Just copy paste the pixels of one (or a few features) to create few templates, and then use Normalized Cross Correlation or any other score that OpenCV provides in its template matching routines to find similar regions. In the result, detect all the maximal peaks of the response (OpenCV has a function for this too), and those are your feature coordinates.
Blur (3x3) a copy of your image then diff your original image. The pixels with the highest values are the ones that are most different from their neighbors. This could be used as an edge detection algorithm but points are like super-edges so set your threshold higher.
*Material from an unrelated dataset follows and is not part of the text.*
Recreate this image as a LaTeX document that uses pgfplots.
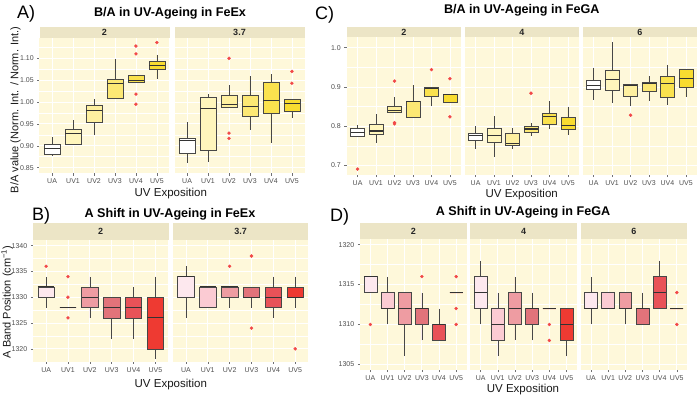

what a single off pixel looks like:
(assume surrounding pixels are all 1)
original blurred diff
1,1,1 8/9,8/9,8/9 1/9,1/9,1/9
1,0,1 8/9,8/9,8/9 1/9,8/9,1/9
1,1,1 8/9,8/9,8/9 1/9,1/9,1/9
what an edge looks like:
(assume surrounding pixels are the same as their closest neighbor)
original blurred diff
1,0,0 6/9,3/9,0/9 3/9,3/9,0/9
1,0,0 6/9,3/9,0/9 3/9,3/9,0/9
1,0,0 6/9,3/9,0/9 3/9,3/9,0/9
Its been a few years since i did any image processing. But I would probably start by converting to a binary representation. It doesn't seem like you're overly interested in the grey middle values, just the very dark/very light regions, so get rid of all the grey. At that point, various morphological operations can accentuate the points you're interested in. Opening and Closing are pretty easy to implement, and can yield pretty nice results, leaving you with a field of black everywhere except the points you're interested in.
Have you tried extracting connected components using cvContours? First thresholding the image (using Otsu's method say) and then extracting each contour. Since the spots you wish to track are (from what I see in your image) somewhat isolated from neighborhood they will some up as separate contours. Now if we compute the area of the Bounding Rectangle of each contour and filter out the larger ones we'd be left with only small dots separate from dark neighbors.
As suggested earlier a bit of Morphological tinkering before the contour separation should yield good results.